While the project often manifests as installations, artworks or texts, the linchpin has become the creation of an expansive community theatre musical developed slowly, scene by scene, over several years through workshops, performances and even a “TV show”, synthesizing and expanding on Kinderhook’s mythology to construct a fresh overview of local history.
At WNTRP, Kline presents O.K. – The Musical (The Many Ghosts of Martin Van Buren), a scene of puppet theatre from that larger work which depicts the late President Martin Van Buren sitting in his study at his Kinderhook home Lindenwald. As he attempts to write his memoirs, Van Buren is pestered by ghosts of his past, namely Joseph Cinqué who led the Amistad Slave Revolt and an unnamed Cherokee brave who would have endured the Trail of Tears death march in which 4,000 Cherokee perished during forced relocation. These individuals were never mentioned in Van Buren’s 850 page autobiography, and the historical events they represent were given barely a passing nod. By bringing the three figures together, Kline gives face to larger abstract issues, and forces Van Buren to justify their exclusion from the official version of his life. The repartee between the characters is at times funny, insightful, and uncomfortable, and teems with contemporary relevance.

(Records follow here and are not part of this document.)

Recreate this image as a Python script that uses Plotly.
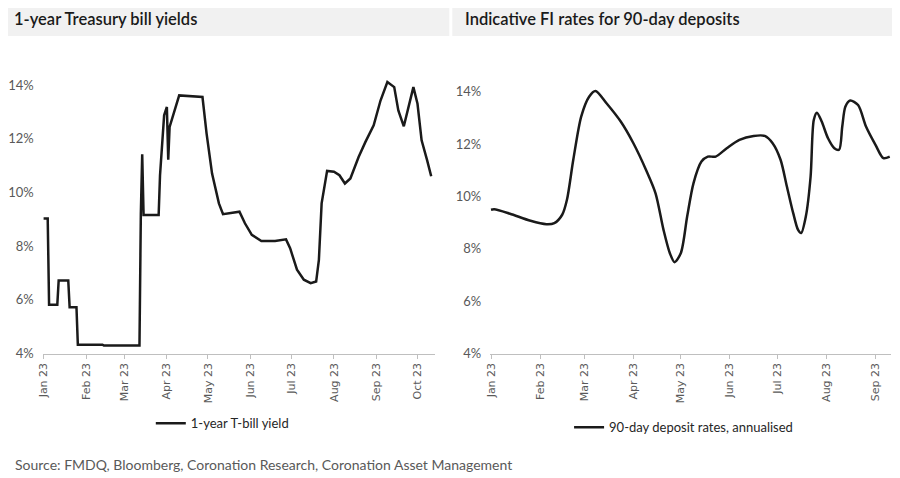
import pandas as pd
import plotly.graph_objects as go

# Left panel: 1-year T-bill yield (%), dates
tbill_dates = [
    "2023-01-01", "2023-01-04", "2023-01-05", "2023-01-11", "2023-01-12", "2023-01-19",
    "2023-01-20", "2023-01-25", "2023-01-26", "2023-02-13", "2023-02-14", "2023-03-12",
    "2023-03-13", "2023-03-14", "2023-03-15", "2023-03-16", "2023-03-26", "2023-03-27",
    "2023-03-30", "2023-04-01", "2023-04-02", "2023-04-03", "2023-04-04", "2023-04-10",
    "2023-04-27", "2023-04-30", "2023-05-04", "2023-05-09", "2023-05-12", "2023-05-19",
    "2023-05-24", "2023-05-28", "2023-06-02", "2023-06-09", "2023-06-19", "2023-06-27",
    "2023-06-30", "2023-07-05", "2023-07-10", "2023-07-15", "2023-07-19", "2023-07-21",
    "2023-07-23", "2023-07-27", "2023-08-01", "2023-08-05", "2023-08-09", "2023-08-13",
    "2023-08-19", "2023-08-24", "2023-08-30", "2023-09-04", "2023-09-09", "2023-09-14",
    "2023-09-17", "2023-09-21", "2023-09-25", "2023-09-28", "2023-10-01", "2023-10-04",
    "2023-10-08", "2023-10-11",
]
tbill_yield = [
    9.03, 9.03, 5.82, 5.82, 6.72, 6.72,
    5.72, 5.72, 4.33, 4.33, 4.30, 4.30,
    9.20, 11.42, 9.16, 9.16, 9.16, 10.64,
    12.87, 13.18, 11.22, 12.44, 12.60, 13.61,
    13.55, 12.19, 10.70, 9.59, 9.19, 9.24,
    9.28, 8.85, 8.42, 8.19, 8.19, 8.25,
    7.92, 7.12, 6.75, 6.62, 6.68, 7.49,
    9.59, 10.80, 10.77, 10.64, 10.33, 10.52,
    11.32, 11.88, 12.50, 13.42, 14.11, 13.92,
    13.05, 12.46, 13.30, 13.92, 13.30, 11.94,
    11.20, 10.60,
]

# Right panel: 90-day deposit rates, annualised (%)
deposit_dates = [
    "2023-01-01", "2023-01-03", "2023-01-13", "2023-01-26", "2023-02-05", "2023-02-10",
    "2023-02-15", "2023-02-18", "2023-02-22", "2023-02-27", "2023-03-04", "2023-03-08",
    "2023-03-15", "2023-03-24", "2023-04-01", "2023-04-09", "2023-04-15", "2023-04-20",
    "2023-04-24", "2023-04-27", "2023-05-01", "2023-05-05", "2023-05-09", "2023-05-14",
    "2023-05-18", "2023-05-23", "2023-05-30", "2023-06-07", "2023-06-16", "2023-06-23",
    "2023-06-28", "2023-07-03", "2023-07-07", "2023-07-11", "2023-07-14", "2023-07-16",
    "2023-07-19", "2023-07-22", "2023-07-24", "2023-07-26", "2023-07-29", "2023-08-02",
    "2023-08-06", "2023-08-09", "2023-08-11", "2023-08-13", "2023-08-16", "2023-08-21",
    "2023-08-26", "2023-09-01", "2023-09-06", "2023-09-10",
]
deposit_rate = [
    9.49, 9.51, 9.34, 9.07, 8.94, 8.98,
    9.30, 9.87, 11.40, 13.05, 13.81, 14.03,
    13.56, 12.86, 12.03, 11.01, 10.12, 8.73,
    7.84, 7.49, 7.84, 9.24, 10.51, 11.33,
    11.52, 11.52, 11.84, 12.16, 12.31, 12.31,
    12.03, 11.40, 10.38, 9.36, 8.73, 8.60,
    9.24, 10.76, 12.92, 13.20, 12.86, 12.22,
    11.84, 11.78, 12.67, 13.43, 13.66, 13.49,
    12.67, 11.97, 11.46, 11.52,
]

y_ticks = [4, 6, 8, 10, 12, 14]
y_tick_text = ["4%", "6%", "8%", "10%", "12%", "14%"]

titles = ["1-year Treasury bill yields", "Indicative FI rates for 90-day deposits"]
source_text = "Source: FMDQ, Bloomberg, Coronation Research, Coronation Asset Management"

# page has an 8px body margin and the snapshot comes out slightly squeezed,
# so positions (in target pixels) are mapped back through that
OFF = 8
VSCALE = 0.985
HSCALE, HSHIFT = 0.995, 5
W, H = 892, 478


def px(x):
    return ((x - HSHIFT) / HSCALE - OFF) / W


def py(y):
    return 1 - (y / VSCALE - OFF) / H


fig = go.Figure()

fig.add_trace(go.Scatter(
    x=pd.to_datetime(tbill_dates), y=tbill_yield,
    mode="lines", name="1-year T-bill yield",
    line=dict(color="#1a1a1a", width=2.5),
    xaxis="x", yaxis="y", legend="legend",
))

fig.add_trace(go.Scatter(
    x=pd.to_datetime(deposit_dates), y=deposit_rate,
    mode="lines", name="90-day deposit rates, annualised",
    line=dict(color="#1a1a1a", width=2.5, shape="spline", smoothing=0.8),
    xaxis="x2", yaxis="y2", legend="legend2",
))

axis_font = dict(family="Lato", size=13, color="#595959")
xtick_font = dict(family="DejaVu Sans", size=11, color="#595959")

common_x = dict(
    type="date", dtick="M1", tickformat="%b %y", tickangle=-90,
    showgrid=False, zeroline=False, showline=True, linecolor="#bfbfbf", linewidth=1,
    ticks="outside", ticklen=4, tickcolor="#bfbfbf", tickfont=xtick_font,
    fixedrange=True,
)
common_y = dict(
    tickvals=y_ticks, ticktext=y_tick_text, range=[4, 14.5],
    showgrid=False, zeroline=False, showline=False, ticks="",
    tickfont=axis_font, ticklabelstandoff=8, fixedrange=True,
)

legend_font = dict(family="Lato", size=13, color="#262626")

fig.update_layout(
    width=W, height=H,
    margin=dict(l=0, r=0, t=0, b=0),
    paper_bgcolor="white", plot_bgcolor="white",
    font=dict(family="Lato", color="#262626"),
    xaxis=dict(common_x, domain=[px(41.7), px(435)],
               range=["2022-12-31 08:00", "2023-10-14"], anchor="y"),
    yaxis=dict(common_y, domain=[py(354), py(85 - 0.5 * 26.95)], anchor="x"),
    xaxis2=dict(common_x, domain=[px(490), px(891)],
                range=["2022-12-31 12:00", "2023-09-10 12:00"], anchor="y2"),
    yaxis2=dict(common_y, domain=[py(354), py(78.6)], anchor="x2"),
    legend=dict(x=px(150), y=py(424), xanchor="left", yanchor="middle",
                font=legend_font, bgcolor="rgba(0,0,0,0)", itemwidth=30),
    legend2=dict(x=px(569), y=py(428), xanchor="left", yanchor="middle",
                 font=legend_font, bgcolor="rgba(0,0,0,0)", itemwidth=30),
    showlegend=True,
)

# header bands
fig.add_shape(type="rect", xref="paper", yref="paper",
              x0=px(2), x1=px(449), y0=py(36), y1=py(2),
              fillcolor="#f1f1f1", line=dict(width=0), layer="below")
fig.add_shape(type="rect", xref="paper", yref="paper",
              x0=px(452), x1=px(898), y0=py(36), y1=py(2),
              fillcolor="#f1f1f1", line=dict(width=0), layer="below")

title_font = dict(family="Lato", size=16.5, color="#1a1a1a", weight=600)
fig.add_annotation(text=titles[0], xref="paper", yref="paper",
                   x=px(11), y=py(19), xanchor="left", yanchor="middle",
                   showarrow=False, font=title_font)
fig.add_annotation(text=titles[1], xref="paper", yref="paper",
                   x=px(463), y=py(19), xanchor="left", yanchor="middle",
                   showarrow=False, font=title_font)

fig.add_annotation(text=source_text, xref="paper", yref="paper",
                   x=px(12), y=py(465), xanchor="left", yanchor="middle",
                   showarrow=False, font=dict(family="Lato", size=14, color="#595959"))

fig.write_html("out.html")
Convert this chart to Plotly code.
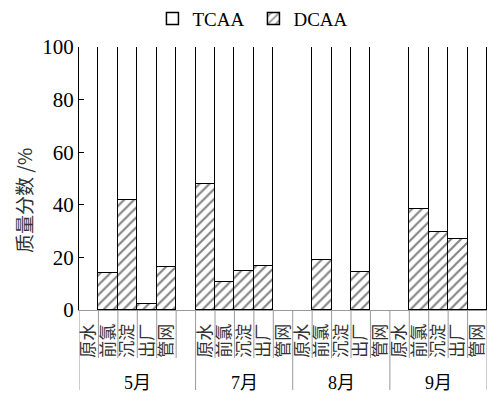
import plotly.graph_objects as go

# ---- data ----
months = ["5月", "7月", "8月", "9月"]
sites = ["原水", "前氯", "沉淀", "出厂", "管网"]
# slots per month group (5月 has an extra blank slot at the end)
slots_per_month = [6, 5, 5, 5]

dcaa_may = [None, 14, 42, 2.3, 16.2]
dcaa_jul = [47.8, 10.5, 14.7, 16.8, None]
dcaa_aug = [None, 19.0, None, 14.3, None]
dcaa_sep = [None, 38.3, 29.8, 26.9, 0]

tcaa_may = [None, 86, 58, 97.7, 83.8]
tcaa_jul = [52.2, 89.5, 85.3, 83.2, None]
tcaa_aug = [None, 81.0, None, 85.7, None]
tcaa_sep = [None, 61.7, 70.2, 73.1, 100]

dcaa_groups = [dcaa_may, dcaa_jul, dcaa_aug, dcaa_sep]
tcaa_groups = [tcaa_may, tcaa_jul, tcaa_aug, tcaa_sep]

# ---- build positions ----
xs, dcaa, tcaa, tickvals, ticktext = [], [], [], [], []
group_bounds = [0]
start = 0
for g, n in enumerate(slots_per_month):
    for k in range(5):
        pos = start + k + 0.5
        xs.append(pos)
        dcaa.append(dcaa_groups[g][k])
        tcaa.append(tcaa_groups[g][k])
        tickvals.append(pos)
        ticktext.append(sites[k])
    start += n
    group_bounds.append(start)
total = start

serif = "Liberation Serif, Times New Roman, serif"
cjk = "Noto Sans CJK SC"

fig = go.Figure()
fig.add_trace(go.Bar(
    x=xs, y=dcaa, name="DCAA", width=1.0,
    marker=dict(color="white", line=dict(color="black", width=1.5),
                pattern=dict(shape="/", fgcolor="black", bgcolor="white", size=7, solidity=0.28)),
    showlegend=True, legendrank=2,
))
fig.add_trace(go.Bar(
    x=xs, y=tcaa, name="TCAA", width=1.0,
    marker=dict(color="white", line=dict(color="black", width=1.5)),
    showlegend=True, legendrank=1,
))

plot_h = 263.0
def py(px):
    return (310 - px) / plot_h

shapes = []
line_col = "#9a9a9a"
# short separators between categories
for g, n in enumerate(slots_per_month):
    b0 = group_bounds[g]
    for k in range(1, n):
        shapes.append(dict(type="line", xref="x", yref="paper", x0=b0 + k, x1=b0 + k,
                           y0=0, y1=py(358), line=dict(color=line_col, width=1)))
# long separators between groups
for b in group_bounds:
    shapes.append(dict(type="line", xref="x", yref="paper", x0=b, x1=b,
                       y0=0, y1=py(390), line=dict(color=line_col, width=1)))

annotations = []
for g, m in enumerate(months):
    c = (group_bounds[g] + group_bounds[g + 1]) / 2
    annotations.append(dict(x=c, y=py(383), xref="x", yref="paper", text=m, showarrow=False,
                            xanchor="center", yanchor="middle",
                            font=dict(family=serif + ", " + cjk, size=18, color="black")))
annotations.append(dict(x=(23 - 79) / 408, y=py(200), xref="paper", yref="paper",
                        text="质量分数 /%", textangle=-90, showarrow=False,
                        xanchor="center", yanchor="middle",
                        font=dict(family=cjk, size=19, color="#333")))

fig.update_layout(
    width=489, height=386,
    margin=dict(l=71, r=10, t=39, b=84, autoexpand=False),
    barmode="stack", bargap=0,
    plot_bgcolor="white", paper_bgcolor="white",
    showlegend=True,
    legend=dict(orientation="h", x=0.18, xanchor="left", y=1.18, yanchor="top",
                font=dict(family=serif, size=19, color="black"),
                traceorder="normal", entrywidth=56, entrywidthmode="pixels"),
    xaxis=dict(range=[0, total], tickvals=tickvals, ticktext=ticktext, tickangle=-90,
               showline=True, linecolor=line_col, linewidth=1, ticks="", showgrid=False,
               zeroline=False, ticklabelstandoff=6,
               tickfont=dict(family=cjk, size=17, color="#333")),
    yaxis=dict(range=[0, 100], dtick=20, ticks="inside", ticklen=5, tickcolor="black",
               showline=True, linecolor="black", linewidth=1, showgrid=False, zeroline=False,
               tickfont=dict(family=serif, size=21, color="black")),
    shapes=shapes, annotations=annotations,
)

fig.write_html("out.html")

In the exhibition space, the five-minute video will be presented on a screen set into a painted cardboard version of Van Buren’s yellow mansion. The three puppets of historical figures will be perched above the screen, within a replica of Van Buren’s study at Lindenwald, as if returning to the stage after a performance to take their curtain call. The theatricality of the display speaks to Kline’s larger aesthetic concern for O.K., where craft materials like cardboard, hot glue and paper maché help to retain the feeling of an amateur theatre piece.